Directed by Apichatpong Weerasethakul
Picturehouse, Liverpool
1st – 6th July 2016
Reviewed by Colin Serjent
The director of this film has stated that this is probably his final film to be shot in his home country of Thailand due to life under the military junta there, because he contends that it has rendered working freely as a filmmaker a near-impossibility.
In Cemetery of Splendour he tackles his narcoleptic subject with suitably very sedate pacing. It is set in a town in a remote part of Northern Thailand, where a group of soldiers have been gravely affected by a mysterious sleeping sickness.
The problem for the viewer though is nothing very much happens during the two hour span of the film. You almost fall asleep watching a group of soldiers, confined to bed in a clinic, almost comatose.

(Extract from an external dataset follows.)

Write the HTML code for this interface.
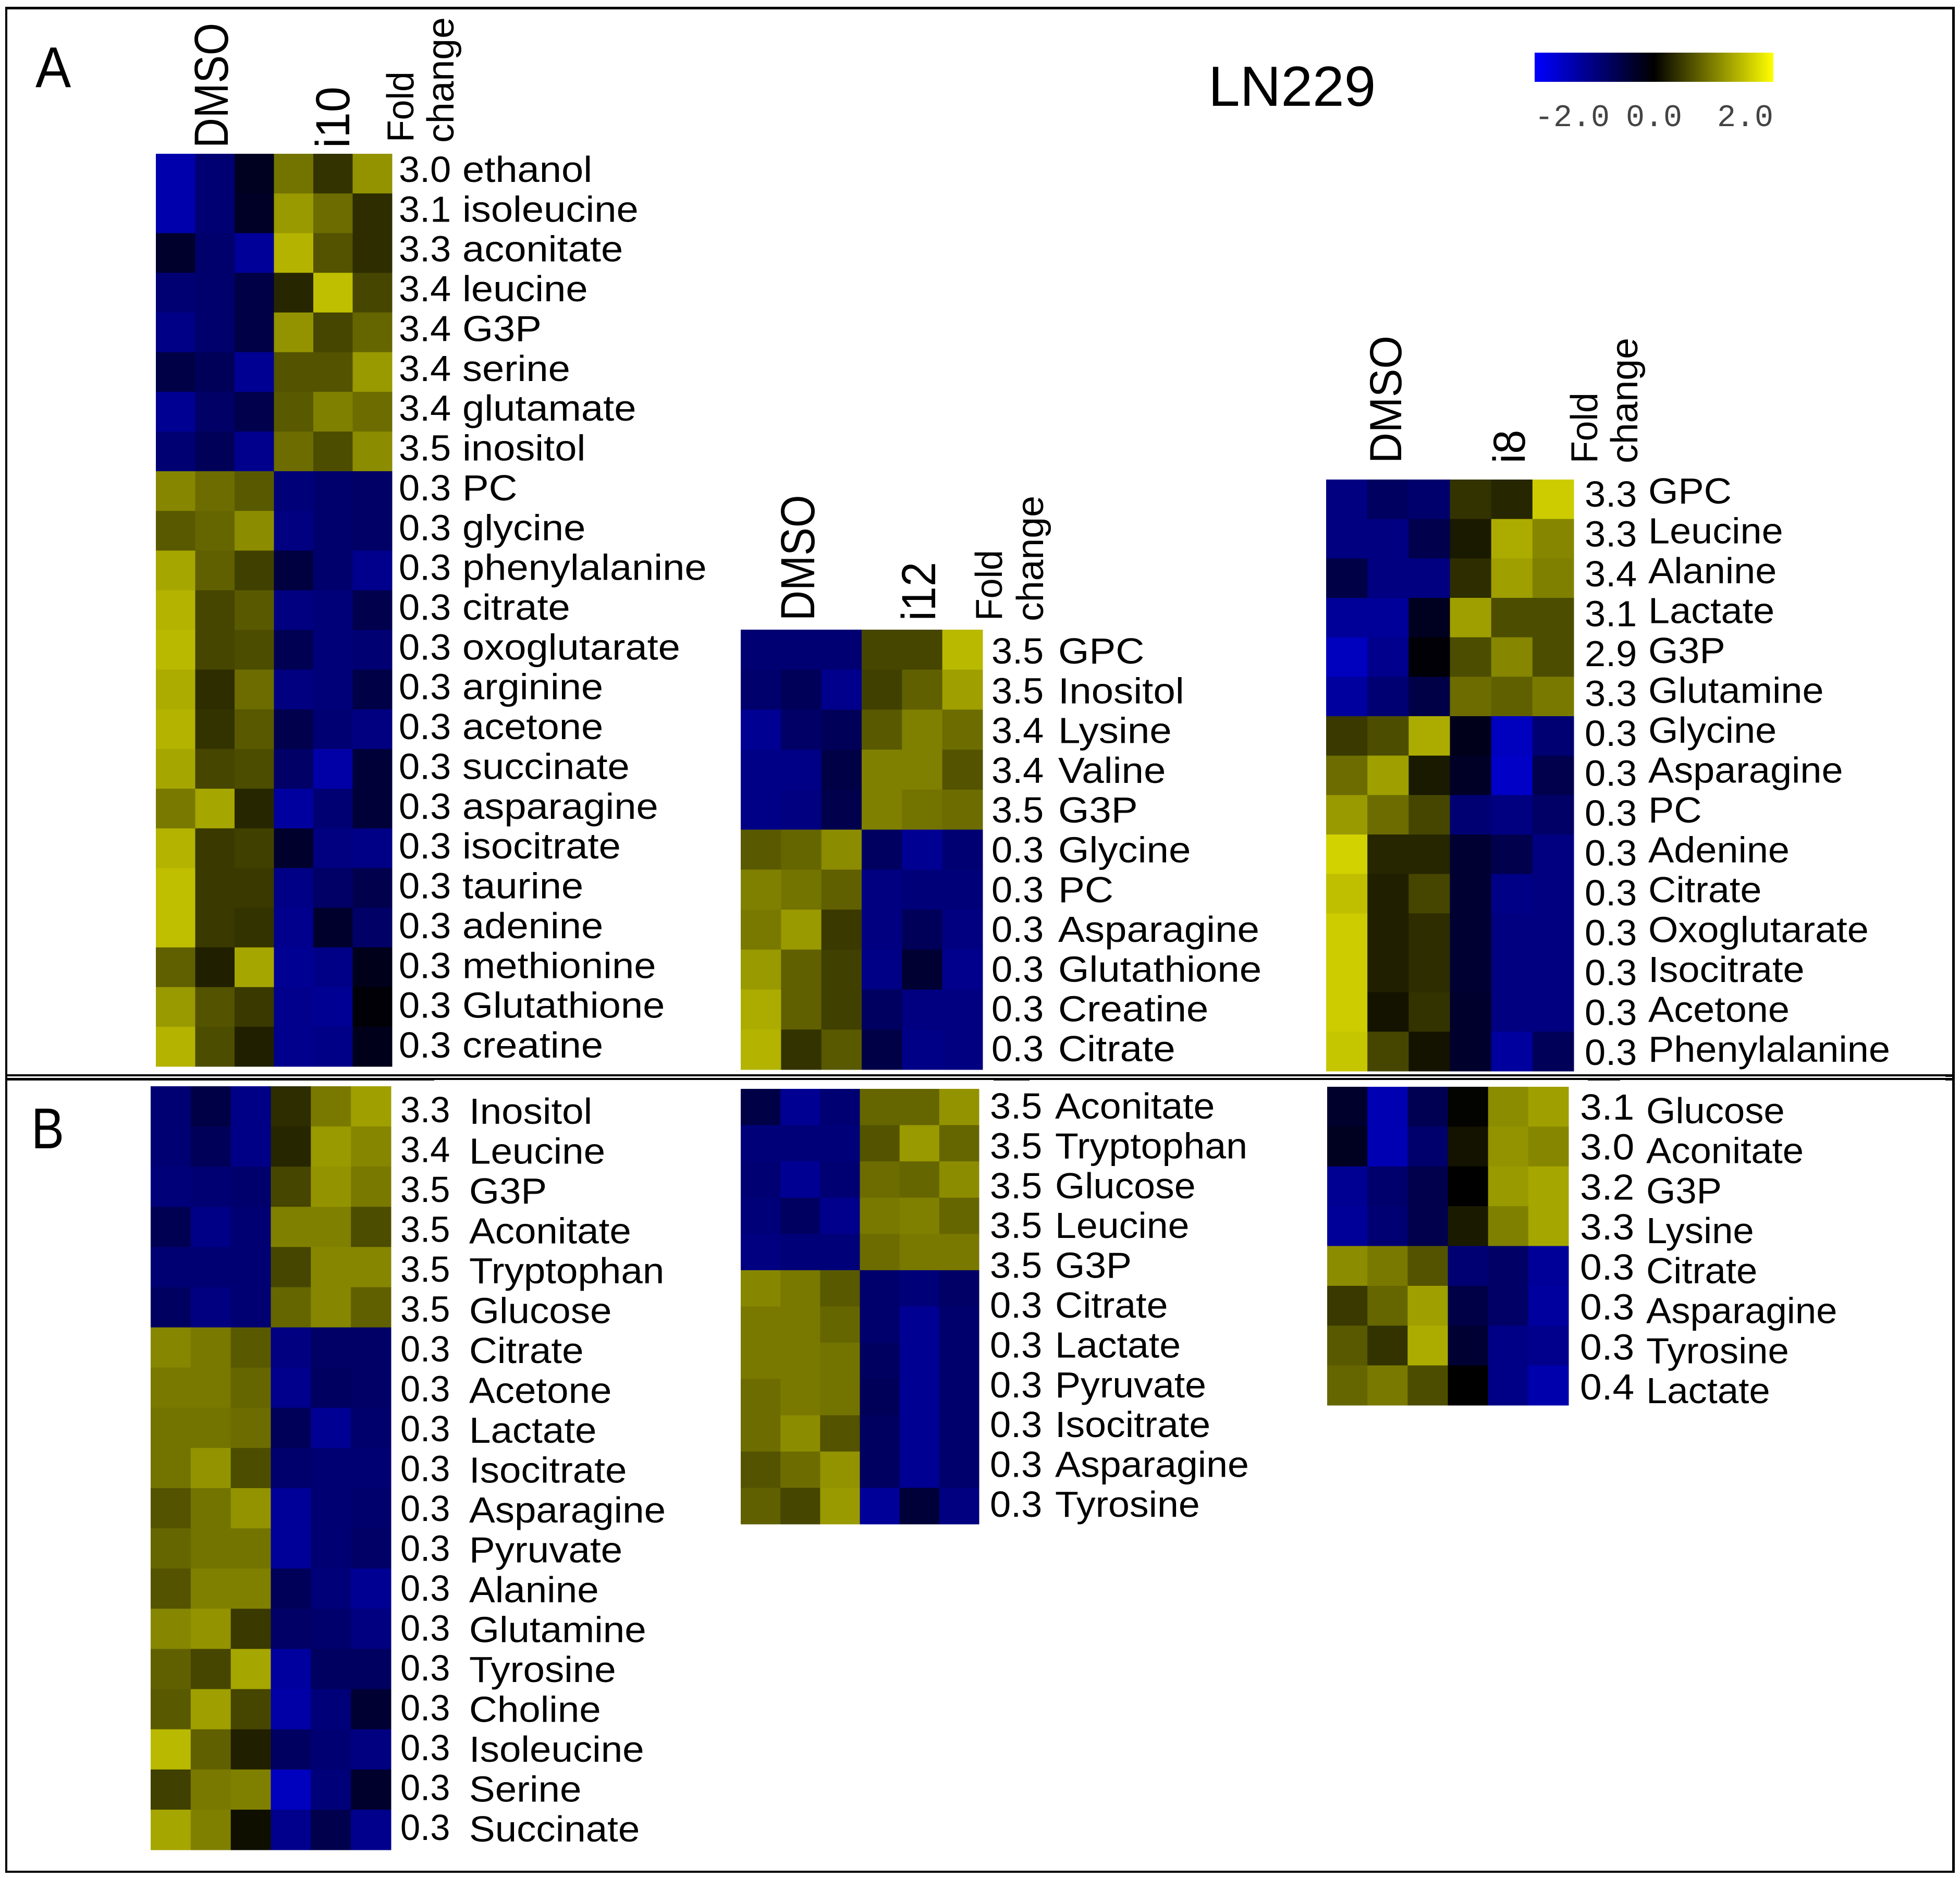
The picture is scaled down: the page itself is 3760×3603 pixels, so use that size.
<!DOCTYPE html>
<html lang="en">
<head>
<meta charset="utf-8">
<title>LN229 metabolite heatmaps</title>
<style>
html,body{margin:0;padding:0;background:#fff;}
svg{display:block;}
text{font-family:"Liberation Sans",sans-serif;fill:#000;}
</style>
</head>
<body>
<svg id="fig" xmlns="http://www.w3.org/2000/svg" width="3760" height="3603" viewBox="0 0 3760 3603">
  <defs>
    <linearGradient id="legendGrad" x1="0" x2="1" y1="0" y2="0">
      <stop offset="0" stop-color="#0000ff"/>
      <stop offset="0.5" stop-color="#000000"/>
      <stop offset="1" stop-color="#ffff00"/>
    </linearGradient>
  </defs>
  <rect x="0" y="0" width="3760" height="3603" fill="#ffffff"/>

  <g fill="#000">
    <rect x="10" y="13" width="3740" height="5"/>
    <rect x="10" y="13" width="4" height="3580"/>
    <rect x="3745" y="13" width="5" height="3580"/>
    <rect x="10" y="3589" width="3740" height="4"/>
    <rect x="10" y="2061" width="3740" height="4"/>
    <rect x="10" y="2068" width="3740" height="4"/>
    <rect x="10" y="2068" width="823" height="5"/>
    <rect x="1906" y="2070" width="69" height="3"/>
    <rect x="3046" y="2070" width="62" height="3"/>
    <rect x="3732" y="2061" width="18" height="5"/>
    <rect x="3732" y="2068" width="18" height="5"/>
  </g>

  <text transform="translate(68,167) scale(0.93,1)" font-size="110">A</text>
  <text transform="translate(60,2203) scale(0.86,1)" font-size="110">B</text>
  <text x="2318" y="203" font-size="109">LN229</text>

  <rect x="2944" y="101" width="458" height="56" fill="url(#legendGrad)"/>
  <g id="legendTicks"></g>

  <g>
    <text transform="translate(437,284) rotate(-90) scale(0.87,1)" font-size="92">DMSO</text>
    <text transform="translate(670,284) rotate(-90) scale(0.96,1)" font-size="92">i10</text>
    <text transform="translate(793,273) rotate(-90) scale(0.97,1)" font-size="72">Fold</text>
    <text transform="translate(870,274) rotate(-90) scale(1.02,1)" font-size="72">change</text>
  </g>
  <g>
    <text transform="translate(1562,1191) rotate(-90) scale(0.875,1)" font-size="92">DMSO</text>
    <text transform="translate(1794,1191) rotate(-90) scale(0.92,1)" font-size="92">i12</text>
    <text transform="translate(1922,1191) rotate(-90) scale(0.97,1)" font-size="72">Fold</text>
    <text transform="translate(2001,1192) rotate(-90) scale(1.02,1)" font-size="72">change</text>
  </g>
  <g>
    <text transform="translate(2688,889) rotate(-90) scale(0.95,1)" font-size="86">DMSO</text>
    <text transform="translate(2925,889) rotate(-90) scale(0.96,1)" font-size="86">i8</text>
    <text transform="translate(3064,889) rotate(-90) scale(0.97,1)" font-size="72">Fold</text>
    <text transform="translate(3141,889) rotate(-90) scale(1.02,1)" font-size="72">change</text>
  </g>

  <g id="heatmaps"></g>
</svg>

<script>
// ---- Legend ----
const legendValues = [-2, 0, 2];
const legendLabels = ['-2.0', '0.0', '2.0'];

// ---- Panel A, i10 ----
const aI10Names = ['ethanol','isoleucine','aconitate','leucine','G3P','serine','glutamate','inositol','PC','glycine','phenylalanine','citrate','oxoglutarate','arginine','acetone','succinate','asparagine','isocitrate','taurine','adenine','methionine','Glutathione','creatine'];
const aI10Fold = ['3.0','3.1','3.3','3.4','3.4','3.4','3.4','3.5','0.3','0.3','0.3','0.3','0.3','0.3','0.3','0.3','0.3','0.3','0.3','0.3','0.3','0.3','0.3'];
const aI10Cells = [
[-1.35,-0.9,-0.25,0.9,0.4,1.15],
[-1.35,-0.9,-0.3,1.2,0.85,0.35],
[-0.35,-0.85,-1.2,1.4,0.65,0.35],
[-0.9,-0.85,-0.55,0.3,1.5,0.55],
[-1.05,-0.85,-0.55,1.15,0.55,0.8],
[-0.55,-0.7,-1.15,0.65,0.65,1.2],
[-1.15,-0.8,-0.6,0.7,1.0,0.85],
[-0.9,-0.7,-1.1,0.85,0.6,1.1],
[1.05,0.85,0.7,-0.95,-0.85,-0.8],
[0.7,0.8,1.1,-1.0,-0.85,-0.8],
[1.3,0.75,0.5,-0.5,-0.85,-1.1],
[1.4,0.55,0.7,-1.0,-0.95,-0.6],
[1.45,0.55,0.6,-0.65,-0.95,-0.9],
[1.35,0.35,0.85,-1.0,-0.95,-0.55],
[1.4,0.4,0.7,-0.6,-0.9,-1.0],
[1.3,0.55,0.6,-0.8,-1.3,-0.45],
[0.95,1.3,0.3,-1.25,-0.9,-0.45],
[1.4,0.45,0.5,-0.35,-1.0,-1.05],
[1.5,0.45,0.45,-1.05,-0.8,-0.6],
[1.5,0.45,0.4,-1.1,-0.35,-0.8],
[0.75,0.25,1.3,-1.15,-1.05,-0.2],
[1.2,0.65,0.45,-1.1,-1.15,-0.05],
[1.4,0.6,0.25,-1.1,-1.05,-0.2]
];

// ---- Panel A, i12 ----
const aI12Names = ['GPC','Inositol','Lysine','Valine','G3P','Glycine','PC','Asparagine','Glutathione','Creatine','Citrate'];
const aI12Fold = ['3.5','3.5','3.4','3.4','3.5','0.3','0.3','0.3','0.3','0.3','0.3'];
const aI12Cells = [
[-0.9,-0.9,-0.9,0.55,0.55,1.45],
[-0.85,-0.7,-1.1,0.5,0.75,1.25],
[-1.15,-0.8,-0.7,0.7,1.0,0.85],
[-1.05,-1.05,-0.55,1.0,1.0,0.65],
[-1.05,-1.0,-0.6,1.0,0.9,0.85],
[0.7,0.8,1.1,-0.75,-1.15,-0.9],
[1.0,0.9,0.75,-1.0,-0.95,-0.95],
[0.95,1.2,0.45,-1.0,-0.7,-1.0],
[1.2,0.75,0.5,-1.05,-0.4,-1.1],
[1.35,0.75,0.5,-0.75,-1.0,-1.0],
[1.4,0.4,0.7,-0.55,-1.05,-1.0]
];

// ---- Panel A, i8 ----
const aI8Names = ['GPC','Leucine','Alanine','Lactate','G3P','Glutamine','Glycine','Asparagine','PC','Adenine','Citrate','Oxoglutarate','Isocitrate','Acetone','Phenylalanine'];
const aI8Fold = ['3.3','3.3','3.4','3.1','2.9','3.3','0.3','0.3','0.3','0.3','0.3','0.3','0.3','0.3','0.3'];
const aI8Cells = [
[-1.0,-0.75,-0.85,0.4,0.3,1.6],
[-1.0,-1.0,-0.6,0.2,1.35,1.05],
[-0.55,-1.0,-1.0,0.35,1.25,1.0],
[-1.2,-1.2,-0.25,1.25,0.6,0.6],
[-1.5,-1.1,-0.05,0.6,1.05,0.6],
[-1.25,-0.9,-0.55,0.85,0.75,0.95],
[0.45,0.6,1.35,-0.2,-1.5,-0.9],
[0.85,1.25,0.2,-0.3,-1.55,-0.6],
[1.2,0.85,0.55,-0.9,-1.0,-0.8],
[1.65,0.3,0.3,-0.4,-0.6,-1.0],
[1.5,0.25,0.55,-0.4,-1.05,-1.0],
[1.6,0.25,0.35,-0.4,-1.0,-1.0],
[1.6,0.25,0.35,-0.4,-1.0,-1.0],
[1.6,0.15,0.4,-0.35,-1.0,-1.0],
[1.55,0.55,0.15,-0.35,-1.25,-0.7]
];

// ---- Panel B, left ----
const bLeftNames = ['Inositol','Leucine','G3P','Aconitate','Tryptophan','Glucose','Citrate','Acetone','Lactate','Isocitrate','Asparagine','Pyruvate','Alanine','Glutamine','Tyrosine','Choline','Isoleucine','Serine','Succinate'];
const bLeftFold = ['3.3','3.4','3.5','3.5','3.5','3.5','0.3','0.3','0.3','0.3','0.3','0.3','0.3','0.3','0.3','0.3','0.3','0.3','0.3'];
const bLeftCells = [
[-0.9,-0.55,-1.05,0.35,0.95,1.25],
[-0.9,-0.7,-1.05,0.3,1.2,1.05],
[-0.95,-0.9,-0.85,0.55,1.15,0.95],
[-0.65,-1.05,-0.9,1.0,1.0,0.6],
[-0.9,-0.9,-0.9,0.55,1.05,1.05],
[-0.75,-1.0,-0.9,0.8,1.05,0.75],
[1.05,0.95,0.7,-1.0,-0.8,-0.8],
[0.95,0.95,0.8,-1.1,-0.75,-0.8],
[0.9,0.9,0.85,-0.7,-1.15,-0.85],
[0.9,1.15,0.6,-0.85,-0.9,-0.9],
[0.65,0.9,1.15,-1.2,-0.9,-0.85],
[0.8,0.9,0.9,-1.2,-0.9,-0.8],
[0.65,1.0,1.0,-0.7,-0.95,-1.15],
[1.05,1.15,0.45,-0.8,-0.85,-1.0],
[0.75,0.55,1.3,-1.25,-0.75,-0.75],
[0.7,1.25,0.55,-1.3,-0.95,-0.4],
[1.45,0.75,0.25,-0.75,-0.9,-1.0],
[0.5,0.95,1.0,-1.5,-0.95,-0.35],
[1.3,1.0,0.12,-1.1,-0.6,-1.1]
];

// ---- Panel B, middle (twelve heat rows beside eleven labels, as in the source) ----
const bMidNames = ['Aconitate','Tryptophan','Glucose','Leucine','G3P','Citrate','Lactate','Pyruvate','Isocitrate','Asparagine','Tyrosine'];
const bMidFold = ['3.5','3.5','3.5','3.5','3.5','0.3','0.3','0.3','0.3','0.3','0.3'];
const bMidCells = [
[-0.55,-1.15,-0.9,0.8,0.8,1.15],
[-0.95,-0.95,-0.95,0.65,1.2,0.8],
[-0.9,-1.15,-0.9,0.85,0.8,1.1],
[-0.95,-0.75,-1.1,0.95,1.0,0.8],
[-1.0,-0.95,-0.95,0.85,0.95,0.95],
[1.05,0.95,0.7,-0.85,-0.95,-0.8],
[0.95,0.95,0.8,-0.85,-1.15,-0.85],
[0.95,0.95,0.9,-0.75,-1.15,-0.85],
[0.85,0.95,0.9,-0.7,-1.15,-0.85],
[0.85,1.1,0.65,-0.75,-1.15,-0.85],
[0.65,0.85,1.15,-0.75,-1.15,-0.85],
[0.75,0.55,1.2,-1.2,-0.45,-1.0]
];

// ---- Panel B, right ----
const bRightNames = ['Glucose','Aconitate','G3P','Lysine','Citrate','Asparagine','Tyrosine','Lactate'];
const bRightFold = ['3.1','3.0','3.2','3.3','0.3','0.3','0.3','0.4'];
const bRightCells = [
[-0.35,-1.4,-0.65,0.02,1.1,1.25],
[-0.25,-1.4,-0.85,0.15,1.15,1.05],
[-1.15,-0.85,-0.6,0,1.2,1.3],
[-1.2,-0.9,-0.6,0.2,1.0,1.3],
[1.1,0.95,0.65,-0.9,-0.8,-1.2],
[0.45,0.8,1.25,-0.55,-0.8,-1.25],
[0.7,0.4,1.35,-0.4,-1.05,-1.1],
[0.8,0.95,0.6,0,-1.05,-1.35]
];

const SVGNS = 'http://www.w3.org/2000/svg';

// Colour axis: -2 blue, 0 black, +2 yellow
function colorScale(v) {
  const t = Math.min(1, Math.abs(v) / 2);
  const c = Math.round(t * 255);
  return v >= 0 ? 'rgb(' + c + ',' + c + ',0)' : 'rgb(0,0,' + c + ')';
}

function legendX(v) {
  return 2944 + (v + 2) / 4 * 458;
}

function drawLegend() {
  const host = document.getElementById('legendTicks');
  const anchors = ['start', 'middle', 'end'];
  legendValues.forEach(function (v, i) {
    const t = document.createElementNS(SVGNS, 'text');
    
    
    t.setAttribute('x', legendX(v));
    t.setAttribute('y', 242);
    t.setAttribute('text-anchor', anchors[i]);
    t.setAttribute('font-size', 60);
    t.setAttribute('style', 'font-family:"Liberation Mono",monospace;fill:#444');
    t.textContent = legendLabels[i];
    host.appendChild(t);
  });
}

function drawHeatmap(id, cells, folds, names, box, text) {
  const host = document.getElementById('heatmaps');
  const g = document.createElementNS(SVGNS, 'g');
  
  
  host.appendChild(g);

  const nRows = cells.length;
  const nCols = cells[0].length;
  const xAxis = function (c) { return box.x0 + (box.x1 - box.x0) * c / nCols; };
  const yAxis = function (r) { return box.y0 + (box.y1 - box.y0) * r / nRows; };

  cells.forEach(function (row, r) {
    row.forEach(function (v, c) {
      const rect = document.createElementNS(SVGNS, 'rect');
      
      
      rect.setAttribute('x', xAxis(c));
      rect.setAttribute('y', yAxis(r));
      rect.setAttribute('width', xAxis(c + 1) - xAxis(c) + 0.5);
      rect.setAttribute('height', yAxis(r + 1) - yAxis(r) + 0.5);
      rect.setAttribute('fill', colorScale(v));
      g.appendChild(rect);
    });
  });

  const labelY = function (i) {
    return text.first + (text.last - text.first) * i / (names.length - 1);
  };

  names.forEach(function (name, i) {
    const fold = document.createElementNS(SVGNS, 'text');
    
    
    fold.setAttribute('transform', 'translate(' + text.foldX + ',' + labelY(i) + ') scale(' + text.foldSx + ',1)');
    fold.setAttribute('font-size', 70);
    fold.textContent = folds[i];
    g.appendChild(fold);

    const label = document.createElementNS(SVGNS, 'text');
    
    
    label.setAttribute('transform', 'translate(' + text.nameX + ',' + (labelY(i) + text.nameDy) + ') scale(' + text.nameSx + ',1)');
    label.setAttribute('font-size', 70);
    label.textContent = name;
    g.appendChild(label);
  });
}

drawLegend();
drawHeatmap('heatmap-a-i10', aI10Cells, aI10Fold, aI10Names,
  {x0:299, x1:752, y0:295, y1:2046},
  {first:349, last:2029, foldX:765, foldSx:1.03, nameX:887, nameDy:0, nameSx:1.085});
drawHeatmap('heatmap-a-i12', aI12Cells, aI12Fold, aI12Names,
  {x0:1421, x1:1885, y0:1208, y1:2052},
  {first:1273, last:2036, foldX:1902, foldSx:1.03, nameX:2030, nameDy:0, nameSx:1.09});
drawHeatmap('heatmap-a-i8', aI8Cells, aI8Fold, aI8Names,
  {x0:2544, x1:3019, y0:920, y1:2055},
  {first:972, last:2043, foldX:3040, foldSx:1.03, nameX:3162, nameDy:-6, nameSx:1.055});
drawHeatmap('heatmap-b-left', bLeftCells, bLeftFold, bLeftNames,
  {x0:289, x1:750, y0:2084, y1:3549},
  {first:2153, last:3530, foldX:768, foldSx:0.98, nameX:900, nameDy:3, nameSx:1.065});
drawHeatmap('heatmap-b-middle', bMidCells, bMidFold, bMidNames,
  {x0:1421, x1:1878, y0:2089, y1:2924},
  {first:2146, last:2910, foldX:1899, foldSx:1.03, nameX:2024, nameDy:0, nameSx:1.05});
drawHeatmap('heatmap-b-right', bRightCells, bRightFold, bRightNames,
  {x0:2546, x1:3009, y0:2085, y1:2696},
  {first:2148, last:2685, foldX:3031, foldSx:1.07, nameX:3158, nameDy:7, nameSx:1.035});
</script>
</body>
</html>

They are all played by non-professional actors. Without sounding unkind you don’t need much acting ability in pretending to be asleep!
Apart from the sleeping soldiers the staff at the clinic mainly speak slowly and in hushed tones about often inconsequential matters, for instance, when two women discuss dress design.
Very oddly glowing light-tubes are installed over the soldiers’ beds, displaying colours from azure, pink, peppermint green and to blood red. These colour-cycles take up almost the whole of the second part of the film. I say very oddly because these coloured light tubes are meant to aid sleep. But surely a hospital clinic is meant to aid the recovery of patients not make their condition worse.
Some commentators have remarked on the political aspects of Cemetery of Splendour in that the sleeping sickness is symptomatic of Thailand’s series of repressive military dictatorships. I am no expert on Thailand’s recent political history so I can’t pass judgement on this theory.